Being An Outsider
Being an Outsider does not mean being a loner. It doesn’t mean being alone. It’s not about being disinterested in things because you’re not directly involved, or apathetic because your subject is much bigger than you. Being an Outsider is more about the way you think about your world, with regards to the issues you interact with and how you interpret and process the world.
The Outsider Is Not:
The Outsider isn’t intimidated by the notion of this great and complex problem in Central Asia.
The Outsider isn’t necessarily concerned by the amount of reading and history they are ‘supposed’ to cover and understand and to know and apply to the problem.
The Outsider Is:
The Outsider is a person who is, in fact, in a charmed and privileged position.
The Outsider is a person who&emdash;with Black Swan, non-predicting, Mediocristan/Extremeistan dichotomy in mind at all times&emdash;looks at problems dispassionately and non-judgementally, precisely because they lack the full story and can only guess at the full complexity.
The Outsider Is Blessed
Rather than considering oneself at a disadvantage as an Outsider, there is another way to view your situation. Instead, consider it the Outsider’s Luck that he is somewhat removed from the problem. Thinking beyond Central Asia for a moment, to something that is perhaps more ubiquitous and relevant, consider being an Outsider in a friend’s relationship. From the Outside, you can see how you think things should be happening. You can tell your friend different things to advise and encourage her; you can offer advice based on your understanding of the situation. What you can’t do, however, is know the full facts. You can’t know how they interact when they are alone. You can’t even know how they interact when you’re not there.
The same is true for politics and global affairs. Despite what Bruce Bueno de Mesquita might think, we can’t really predict how two entities, leaders, countries, supra-national blocs, will interact. Day to day, maybe, but there will always be events that are completely unpredictable; events like 9/11 (however you want to interpret it), that don’t have a massive effect on the ‘average man’ but will dramatically change things up for short periods.
Sometimes things will happen in your world which fundamentally change the way you behave. This is not necessarily something that you have control over. What you do have control over, however, is the way you respond to these changes. That is the skill of the Outsider. To be able to be flexible enough with your thinking to accommodate events and circumstances which would throw off those more deeply involved in a situation.
An Outsider Knows His Limits
To succeed as an Outsider, it is important to maintain a knowledge of situations. It is also important not to become too wrapped up in a situation. It is easy to get frustrated when you can how things ‘should’ be done; don’t succumb to the “I could do a better job” mindset.

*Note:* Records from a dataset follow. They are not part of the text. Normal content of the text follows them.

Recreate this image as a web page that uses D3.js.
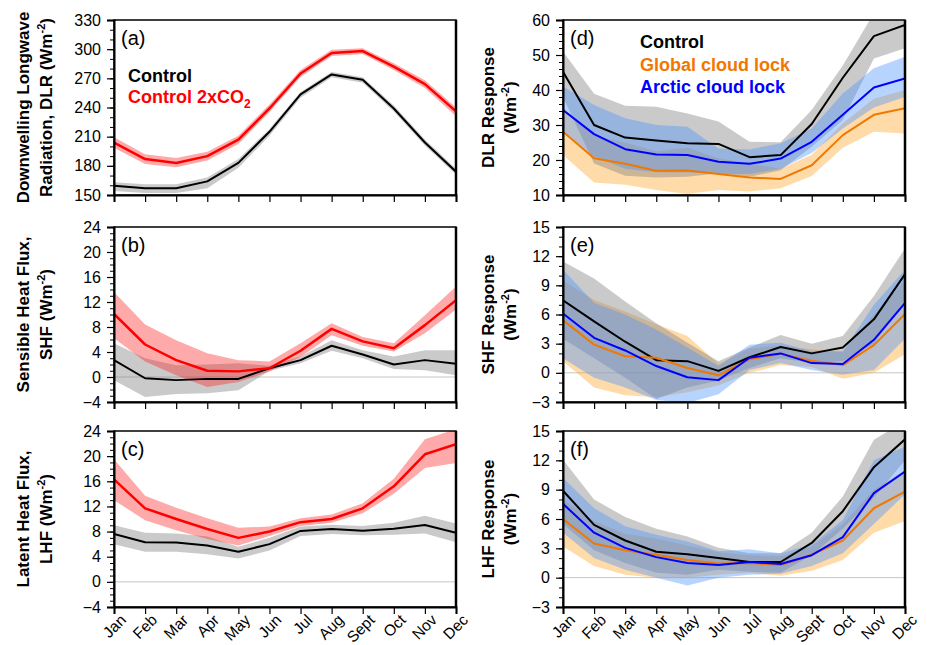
<!DOCTYPE html>
<html>
<head>
<meta charset="utf-8">
<script src="https://cdn.jsdelivr.net/npm/d3@7"></script>
<style>
  html, body { margin: 0; padding: 0; background: #fff; }
  svg { display: block; font-family: "Liberation Sans", Arial, sans-serif; }
</style>
</head>
<body>
<svg id="chart" width="927" height="645"></svg>
<script>
// ---------- DATA ----------
const months = ["Jan","Feb","Mar","Apr","May","Jun","Jul","Aug","Sept","Oct","Nov","Dec"];

// (a) DLR
const dlrCtl    = [159.5,157,157,164,183,215,253.5,274,268.5,239,204,174];
const dlrCtlLo  = [154,152,152,157,178,211,250,271,265.5,236,201,171];
const dlrCtlHi  = [163,161,161,168,187,218,256,276.5,271,242,207,177];
const dlr2x     = [204,187,183,190,207,239,275,296,298,282,264,236];
const dlr2xLo   = [198.5,182,178.5,185.5,202.5,235.5,271.5,293,295,278.5,260,231];
const dlr2xHi   = [209.5,192,188,194.5,211,243,278.5,299.5,301,285.5,268,240];

// (b) SHF
const shfCtl    = [2.7,-0.2,-0.5,-0.3,-0.3,1.4,2.7,5.0,3.6,2.0,2.7,2.1];
const shfCtlLo  = [-0.5,-3.2,-2.7,-2.6,-2.1,1.0,2.2,4.2,3.0,1.3,1.1,0.3];
const shfCtlHi  = [5.4,3.0,1.9,2.0,2.2,1.8,3.3,5.9,4.3,3.3,4.3,4.3];
const shf2x     = [10.1,5.2,2.7,1.0,0.9,1.4,4.2,7.7,5.7,4.6,8.3,12.3];
const shf2xLo   = [6.2,2.5,0.3,-1.6,-0.8,0.9,3.2,6.7,5.0,4.1,7.0,10.8];
const shf2xHi   = [13.6,8.4,5.9,3.8,2.7,2.5,5.4,8.6,6.4,5.4,9.9,14.5];

// (c) LHF
const lhfCtl    = [7.6,6.3,6.25,5.8,4.8,6.0,8.1,8.4,8.15,8.45,9.05,7.8];
const lhfCtlLo  = [6.0,4.8,4.8,4.4,3.7,5.0,7.3,7.6,7.4,7.5,7.7,6.3];
const lhfCtlHi  = [9.0,7.8,7.7,7.2,5.6,7.0,8.8,9.1,8.9,9.4,10.5,9.3];
const lhf2x     = [16.3,11.7,10.0,8.4,7.0,8.0,9.5,10.0,11.7,15.2,20.3,21.9];
const lhf2xLo   = [13.0,9.8,8.2,6.8,5.8,7.3,8.9,9.4,10.9,14.0,18.1,18.9];
const lhf2xHi   = [19.5,13.7,11.8,10.1,8.6,8.8,10.1,10.7,12.5,16.4,22.7,24.3];

// (d) DLR response
const dCtl      = [45.2,30.0,26.4,25.6,24.8,24.6,20.8,21.4,30.3,43.5,55.4,58.6];
const dCtlLo    = [38,19,15.5,15,15.2,16.2,15.2,17.1,23.8,31.4,49,51.9];
const dCtlHi    = [51,38.9,35.5,35.2,33.3,31,25.2,25.1,34.3,47,62,64];
const dGlob     = [28.1,20.5,18.9,16.9,17.0,16.0,15.0,14.6,18.5,27.1,32.9,34.8];
const dGlobLo   = [21.4,13.6,12.9,11.4,10.3,11.4,11.0,11.9,15.4,23.5,28.1,27.6];
const dGlobHi   = [35,27,25,22.5,23.5,20.5,19,17.5,21.5,30.5,37.5,40];
const dArc      = [34.3,27.4,23.1,21.6,21.4,19.5,18.9,20.4,25.2,32.9,40.7,43.3];
const dArcLo    = [28,21,17.5,16.5,16.5,16,16,17.5,22,29,35,38];
const dArcHi    = [41,35.7,31.9,30,29.5,23.3,23,24.8,29,39,46.2,49.5];

// (e) SHF response
const eCtl      = [7.45,5.3,3.2,1.3,1.2,0.2,1.6,2.65,2.0,2.6,5.5,10.15];
const eCtlLo    = [3.5,1.5,-0.5,-2.7,-1.5,-0.8,0.5,1.5,1.0,1.2,3.0,7.5];
const eCtlHi    = [11.45,9.7,7.35,5.1,3.1,1.2,2.6,3.9,3.0,3.8,7.9,12.8];
const eGlob     = [5.4,2.9,1.7,1.55,0.5,-0.25,1.4,1.95,1.25,0.8,2.85,6.05];
const eGlobLo   = [1.2,-1.5,-2.3,-2.5,-2.0,-1.3,0.0,0.8,0.6,-0.6,0.0,1.9];
const eGlobHi   = [9.5,7.5,6.3,5.0,3.8,0.9,2.5,2.8,2.4,2.2,6.0,9.5];
const eArc      = [6.1,3.6,2.3,0.7,-0.45,-0.75,1.55,2.0,1.0,0.9,3.4,7.2];
const eArcLo    = [1.5,-0.5,-1.5,-2.8,-3.1,-2.2,0.3,1.0,0.3,-0.2,0.3,3.5];
const eArcHi    = [10.6,7.2,6.0,4.45,2.6,0.7,2.9,3.1,2.2,2.2,7.0,10.6];

// (f) LHF response
const fCtl      = [8.9,5.4,3.8,2.65,2.4,2.0,1.6,1.6,3.55,6.8,11.3,14.15];
const fCtlLo    = [5.5,2.8,1.5,0.5,0.3,0.8,0.6,0.5,2.3,5.0,8.2,12];
const fCtlHi    = [12.05,8.0,6.2,5.0,4.2,3.05,2.5,2.5,4.6,8.3,14.1,16];
const fGlob     = [6.0,3.5,2.8,2.35,1.8,1.45,1.5,1.3,2.35,3.8,7.1,8.8];
const fGlobLo   = [3.2,1.2,0.3,0.0,0.0,0.3,0.5,0.2,0.7,1.8,4.6,5.8];
const fGlobHi   = [8,5.8,4.5,4.0,3.3,2.6,2.3,2.2,3.2,5.5,9,11];
const fArc      = [7.55,4.6,3.05,2.1,1.5,1.3,1.6,1.4,2.3,4.15,8.65,10.85];
const fArcLo    = [4.6,2.0,0.8,0.0,-0.8,0.0,0.3,0.4,1.2,2.5,5.5,8.5];
const fArcHi    = [10.2,7.1,5.25,4.4,3.7,2.7,2.9,2.5,3.4,5.9,12,13.4];

// tick values
const ticksA = [150,180,210,240,270,300,330];
const ticksBC = [-4,0,4,8,12,16,20,24];
const ticksD = [10,20,30,40,50,60];
const ticksEF = [-3,0,3,6,9,12,15];

// ---------- STYLE ----------
const COL = {
  black: "#000000", red: "#ff0000", orange: "#f07800", blue: "#0000ff",
  grayBand: "#808080", redBand: "#ff2020", orangeBand: "#ffb040", blueBand: "#4a94ff"
};
const OP = { grayBand: 0.42, redBand: 0.38, orangeBand: 0.45, blueBand: 0.4 };

const svg = d3.select("#chart");
const W = 342;
const rows = [{top: 20, h: 175}, {top: 227, h: 175}, {top: 431, h: 176}];
const cols = [114, 563];

function trio(c, cl, ch, o, ol, oh, b, bl, bh) {
  return {
    bands: [
      {lo: ol, hi: oh, fill: COL.orangeBand, op: OP.orangeBand},
      {lo: cl, hi: ch, fill: COL.grayBand, op: OP.grayBand},
      {lo: bl, hi: bh, fill: COL.blueBand, op: OP.blueBand}
    ],
    lines: [
      {v: c, color: COL.black, w: 2},
      {v: o, color: COL.orange, w: 2},
      {v: b, color: COL.blue, w: 2}
    ]
  };
}
function duo(c, cl, ch, r, rl, rh) {
  return {
    bands: [
      {lo: cl, hi: ch, fill: COL.grayBand, op: OP.grayBand},
      {lo: rl, hi: rh, fill: COL.redBand, op: OP.redBand}
    ],
    lines: [
      {v: c, color: COL.black, w: 2},
      {v: r, color: COL.red, w: 2.5}
    ]
  };
}

const panels = [
  { col: 0, row: 0, label: "(a)", domain: [150,330], ticks: ticksA, minor: 10, zero: false,
    title: [[{t:"Downwelling Longwave"}], [{t:"Radiation, DLR (Wm"},{t:"-2",sup:true},{t:")"}]],
    data: duo(dlrCtl, dlrCtlLo, dlrCtlHi, dlr2x, dlr2xLo, dlr2xHi) },
  { col: 0, row: 1, label: "(b)", domain: [-4,24], ticks: ticksBC, minor: 1, zero: true,
    title: [[{t:"Sensible Heat Flux,"}], [{t:"SHF (Wm"},{t:"-2",sup:true},{t:")"}]],
    data: duo(shfCtl, shfCtlLo, shfCtlHi, shf2x, shf2xLo, shf2xHi) },
  { col: 0, row: 2, label: "(c)", domain: [-4,24], ticks: ticksBC, minor: 1, zero: true, xlabels: true,
    title: [[{t:"Latent Heat Flux,"}], [{t:"LHF (Wm"},{t:"-2",sup:true},{t:")"}]],
    data: duo(lhfCtl, lhfCtlLo, lhfCtlHi, lhf2x, lhf2xLo, lhf2xHi) },
  { col: 1, row: 0, label: "(d)", domain: [10,60], ticks: ticksD, minor: 2, zero: false,
    title: [[{t:"DLR Response"}], [{t:"(Wm"},{t:"-2",sup:true},{t:")"}]],
    data: trio(dCtl, dCtlLo, dCtlHi, dGlob, dGlobLo, dGlobHi, dArc, dArcLo, dArcHi) },
  { col: 1, row: 1, label: "(e)", domain: [-3,15], ticks: ticksEF, minor: 1, zero: true,
    title: [[{t:"SHF Response"}], [{t:"(Wm"},{t:"-2",sup:true},{t:")"}]],
    data: trio(eCtl, eCtlLo, eCtlHi, eGlob, eGlobLo, eGlobHi, eArc, eArcLo, eArcHi) },
  { col: 1, row: 2, label: "(f)", domain: [-3,15], ticks: ticksEF, minor: 1, zero: true, xlabels: true,
    title: [[{t:"LHF Response"}], [{t:"(Wm"},{t:"-2",sup:true},{t:")"}]],
    data: trio(fCtl, fCtlLo, fCtlHi, fGlob, fGlobLo, fGlobHi, fArc, fArcLo, fArcHi) }
];

function writeSegments(textSel, segs, supSize) {
  segs.forEach((s, i) => {
    const ts = textSel.append("tspan").text(s.t);
    if (s.sup) {
      ts.attr("font-size", supSize).attr("dy", -7);
    } else if (s.sub) {
      ts.attr("font-size", supSize).attr("dy", 5);
    } else if (i > 0 && (segs[i-1].sup || segs[i-1].sub)) {
      ts.attr("dy", segs[i-1].sup ? 7 : -5);
    }
  });
}

panels.forEach((p, pi) => {
  const x0 = cols[p.col], r = rows[p.row];
  const g = svg.append("g").attr("transform", `translate(${x0},${r.top})`);
  const x = d3.scalePoint().domain(months).range([0, W]);
  const y = d3.scaleLinear().domain(p.domain).range([r.h, 0]);

  const clipId = "clip" + pi;
  g.append("clipPath").attr("id", clipId).append("rect")
    .attr("x", 0).attr("y", 0).attr("width", W).attr("height", r.h);
  const plot = g.append("g").attr("clip-path", `url(#${clipId})`);

  const area = d3.area()
    .x((d, i) => x(months[i]))
    .y0(d => y(d[0])).y1(d => y(d[1]));
  const line = d3.line().x((d, i) => x(months[i])).y(d => y(d));

  if (p.zero) {
    plot.append("line").attr("x1", 0).attr("x2", W)
      .attr("y1", y(0)).attr("y2", y(0))
      .attr("stroke", "#c4c4c4").attr("stroke-width", 1);
  }

  p.data.bands.forEach(s => {
    plot.append("path")
      .datum(s.lo.map((l, i) => [l, s.hi[i]]))
      .attr("d", area)
      .attr("fill", s.fill).attr("fill-opacity", s.op).attr("stroke", "none");
  });

  p.data.lines.forEach(s => {
    plot.append("path").datum(s.v).attr("d", line)
      .attr("fill", "none").attr("stroke", s.color).attr("stroke-width", s.w)
      .attr("stroke-linejoin", "round");
  });

  // box
  g.append("rect").attr("x", 0).attr("y", 0).attr("width", W).attr("height", r.h)
    .attr("fill", "none").attr("stroke", "#000").attr("stroke-width", 1.5);

  // minor y ticks
  const minorVals = d3.range(p.domain[0], p.domain[1] + 1e-9, p.minor);
  const yMinor = d3.axisLeft(y).tickValues(minorVals).tickSize(4).tickFormat("");
  g.append("g").call(yMinor).call(a => a.select(".domain").remove())
    .selectAll("line").attr("stroke-width", 1);

  // major y axis
  const yAxis = d3.axisLeft(y).tickValues(p.ticks).tickSize(7).tickPadding(6)
    .tickFormat(d3.format("d"));
  const ya = g.append("g").call(yAxis);
  ya.select(".domain").attr("stroke-width", 2);
  ya.selectAll("line").attr("stroke-width", 1.2);
  ya.selectAll("text").attr("font-size", 16).attr("fill", "#000")
    .attr("font-family", "Liberation Sans, Arial, sans-serif");

  // right edge
  g.append("line").attr("x1", W).attr("x2", W).attr("y1", 0).attr("y2", r.h)
    .attr("stroke", "#000").attr("stroke-width", 2.5);

  // x axis
  const xAxis = d3.axisBottom(x).tickSize(7).tickFormat("");
  const xa = g.append("g").attr("transform", `translate(0,${r.h})`).call(xAxis);
  xa.select(".domain").attr("stroke-width", 2);
  xa.selectAll("line").attr("stroke-width", 1.2);
  if (p.xlabels) {
    g.append("g").selectAll("text").data(months).join("text")
      .attr("transform", d => `translate(${x(d) + 13},${r.h + 14}) rotate(-45)`)
      .attr("text-anchor", "end")
      .attr("font-size", 15.5)
      .text(d => d);
  }

  // panel label
  g.append("text").attr("x", 7).attr("y", 25).attr("font-size", 20).text(p.label);

  // axis title
  const cy = r.top + r.h / 2;
  const tx = p.col === 0 ? [29, 52] : [494, 516];
  p.title.forEach((segs, li) => {
    const t = svg.append("text")
      .attr("transform", `translate(${tx[li]},${cy}) rotate(-90)`)
      .attr("text-anchor", "middle").attr("font-weight", "bold").attr("font-size", 17);
    writeSegments(t, segs, 11);
  });
});

// legends
const legA = [
  { segs: [{t: "Control"}], color: COL.black },
  { segs: [{t: "Control 2xCO"}, {t: "2", sub: true}], color: COL.red }
];
legA.forEach((l, i) => {
  const t = svg.append("text").attr("x", 128).attr("y", 82 + i * 21)
    .attr("font-weight", "bold").attr("font-size", 18).attr("fill", l.color);
  writeSegments(t, l.segs, 12);
});
const legD = [
  { t: "Control", color: COL.black },
  { t: "Global cloud lock", color: COL.orange },
  { t: "Arctic cloud lock", color: COL.blue }
];
legD.forEach((l, i) => {
  svg.append("text").attr("x", 640).attr("y", 48 + i * 22.5)
    .attr("font-weight", "bold").attr("font-size", 18).attr("fill", l.color).text(l.t);
});
</script>
</body>
</html>
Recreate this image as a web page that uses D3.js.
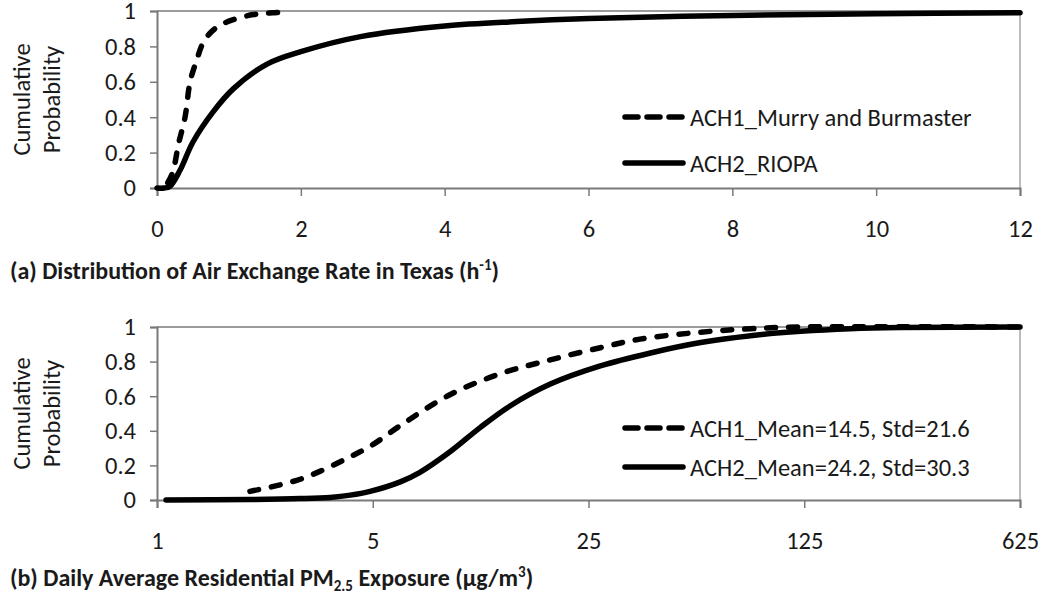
<!DOCTYPE html>
<html><head><meta charset="utf-8">
<script src="https://cdn.jsdelivr.net/npm/d3@7"></script>
<style>
body{margin:0;background:#fff;}
text{font-family:Carlito,Lato,"Open Sans",sans-serif;fill:#1a1a1a;}
</style></head>
<body><svg id="c" width="1050" height="604"></svg>
<script>
// ---- data ----
const topXTicks = [0, 2, 4, 6, 8, 10, 12];
const yTicks = [0, 0.2, 0.4, 0.6, 0.8, 1];
const topAch1X = [0.15, 0.22, 0.3, 0.39, 0.46, 0.55, 0.64, 0.75, 0.88, 1.05, 1.34, 1.6, 1.85];
const topAch1Y = [0.03, 0.09, 0.25, 0.40, 0.60, 0.72, 0.82, 0.88, 0.92, 0.95, 0.98, 0.99, 0.995];
const topAch2X = [0, 0.1, 0.18, 0.32, 0.5, 0.78, 1.06, 1.53, 2, 2.83, 4, 5, 6, 8, 10, 12];
const topAch2Y = [0, 0, 0.01, 0.10, 0.26, 0.43, 0.56, 0.70, 0.77, 0.855, 0.915, 0.94, 0.957, 0.975, 0.985, 0.99];
const botXTicks = [1, 5, 25, 125, 625];
const botAch1X = [2.0, 2.91, 4.23, 5.0, 6.14, 8.92, 12.96, 18.8, 27.3, 36.7, 57.7, 83.8, 121.8, 625];
const botAch1Y = [0.05, 0.12, 0.25, 0.32, 0.43, 0.61, 0.73, 0.81, 0.88, 0.93, 0.97, 0.99, 1, 1];
const botAch2X = [1.07, 2.0, 2.91, 3.64, 4.23, 4.9, 6.14, 7.11, 8.92, 11.16, 13.96, 18.8, 27.3, 39.7, 57.7, 83.8, 121.8, 175.8, 255, 625];
const botAch2Y = [0, 0.003, 0.008, 0.015, 0.028, 0.05, 0.105, 0.16, 0.28, 0.42, 0.545, 0.67, 0.775, 0.85, 0.91, 0.95, 0.975, 0.99, 0.997, 1];
const topLegend = ["ACH1_Murry and Burmaster", "ACH2_RIOPA"];
const botLegend = ["ACH1_Mean=14.5, Std=21.6", "ACH2_Mean=24.2, Std=30.3"];

const svg = d3.select("#c");
svg.append("rect").attr("width",1050).attr("height",604).attr("fill","#fff");
const L = 157, R = 1020;
const axisCol = "#7a7a7a";
const dash = "9,13";
const FS = "24.5px";

function panel(cfg){
  const {x, y, xTicks, xFmt, s1x, s1y, s2x, s2y, legend, legY} = cfg;
  const g = svg.append("g");
  const [y0, y1] = y.range();
  g.append("line").attr("x1",L).attr("x2",R).attr("y1",y1).attr("y2",y1).attr("stroke",axisCol).attr("stroke-width",1.5);
  g.append("line").attr("x1",R).attr("x2",R).attr("y1",y1).attr("y2",y0).attr("stroke",axisCol).attr("stroke-width",1);
  const ya = g.append("g").attr("transform",`translate(${L},0)`)
    .call(d3.axisLeft(y).tickValues(yTicks).tickSize(7).tickPadding(14).tickFormat(d3.format("~g")));
  const xa = g.append("g").attr("transform",`translate(0,${y0})`)
    .call(d3.axisBottom(x).tickValues(xTicks).tickSize(8).tickPadding(24).tickFormat(xFmt));
  [ya, xa].forEach(a=>{
    a.select(".domain").attr("stroke",axisCol).attr("stroke-width",2);
    a.selectAll(".tick line").attr("stroke",axisCol).attr("stroke-width",1.5);
    a.selectAll(".tick text").style("font-size",FS).attr("fill","#1a1a1a");
  });
  const ym = (y0+y1)/2;
  const t = g.append("text").attr("transform",`translate(37,${ym}) rotate(-90)`).attr("text-anchor","middle").style("font-size",FS);
  t.append("tspan").attr("x",0).attr("dy","-0.3em").text("Cumulative");
  t.append("tspan").attr("x",0).attr("dy","1.25em").text("Probability");
  const line = d3.line().x(d=>x(d[0])).y(d=>y(d[1])).curve(d3.curveCatmullRom.alpha(0.5));
  const d1 = s1x.map((v,i)=>[v,s1y[i]]);
  const d2 = s2x.map((v,i)=>[v,s2y[i]]);
  g.append("path").attr("d",line(d2)).attr("fill","none").attr("stroke","#000").attr("stroke-width",5.5).attr("stroke-linecap","round");
  g.append("path").attr("d",line(d1)).attr("fill","none").attr("stroke","#000").attr("stroke-width",5.5).attr("stroke-linecap","round").attr("stroke-dasharray",dash);
  legend.forEach((lab,i)=>{
    const ly = legY[i];
    g.append("line").attr("x1",625).attr("x2",683).attr("y1",ly).attr("y2",ly)
      .attr("stroke","#000").attr("stroke-width",5.5).attr("stroke-linecap","round")
      .attr("stroke-dasharray", i===0 ? "13,9" : null);
    g.append("text").attr("x",690).attr("y",ly).attr("dy","0.35em").style("font-size",FS).text(lab);
  });
  return g;
}

const yTop = d3.scaleLinear().domain([0,1]).range([188,11]);
const xTop = d3.scaleLinear().domain([0,12]).range([L,R]);
panel({x:xTop, y:yTop, xTicks:topXTicks, xFmt:d3.format("d"), s1x:topAch1X, s1y:topAch1Y, s2x:topAch2X, s2y:topAch2Y, legend:topLegend, legY:[117,163]});

const yBot = d3.scaleLinear().domain([0,1]).range([500,327]);
const xBot = d3.scaleLog().base(5).domain([1,625]).range([L,R]);
panel({x:xBot, y:yBot, xTicks:botXTicks, xFmt:d3.format("d"), s1x:botAch1X, s1y:botAch1Y, s2x:botAch2X, s2y:botAch2Y, legend:botLegend, legY:[428,467]});

const ta = svg.append("text").attr("x",10).attr("y",279).style("font-size","24px").style("font-weight","bold");
ta.append("tspan").text("(a) Distribution of Air Exchange Rate in Texas (h");
ta.append("tspan").attr("dy",-9).style("font-size","15px").text("-1");
ta.append("tspan").attr("dy",9).text(")");
const tb = svg.append("text").attr("x",10).attr("y",586).style("font-size","24px").style("font-weight","bold");
tb.append("tspan").text("(b) Daily Average Residential PM");
tb.append("tspan").attr("dy",5).style("font-size","15px").text("2.5");
tb.append("tspan").attr("dy",-5).text(" Exposure (µg/m");
tb.append("tspan").attr("dy",-9).style("font-size","15px").text("3");
tb.append("tspan").attr("dy",9).text(")");
</script></body></html>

It’s more important in that situation to look at the way the job is being done, and then lead by example. Offer suggestions, without attaching any of yourself to them; make your point and move on. Adapt to the new information you will accrue and be flexible with your understanding of the world.
You should be sure to understand that you will never fully understand a situation. As Nassim Nicholas Taleb, author of Black Swan, makes plain throughout that book, it is not possible to know everything, and it takes a lot for a person to stand up and say “I don’t know.” But, for the Outsider, this is just the sort of thing to do on a regular basis. To succeed and thrive on the Outside of a situation, you must find out as much as you can, but always be willing to admit (and more importantly, embrace and relish) your ignorance.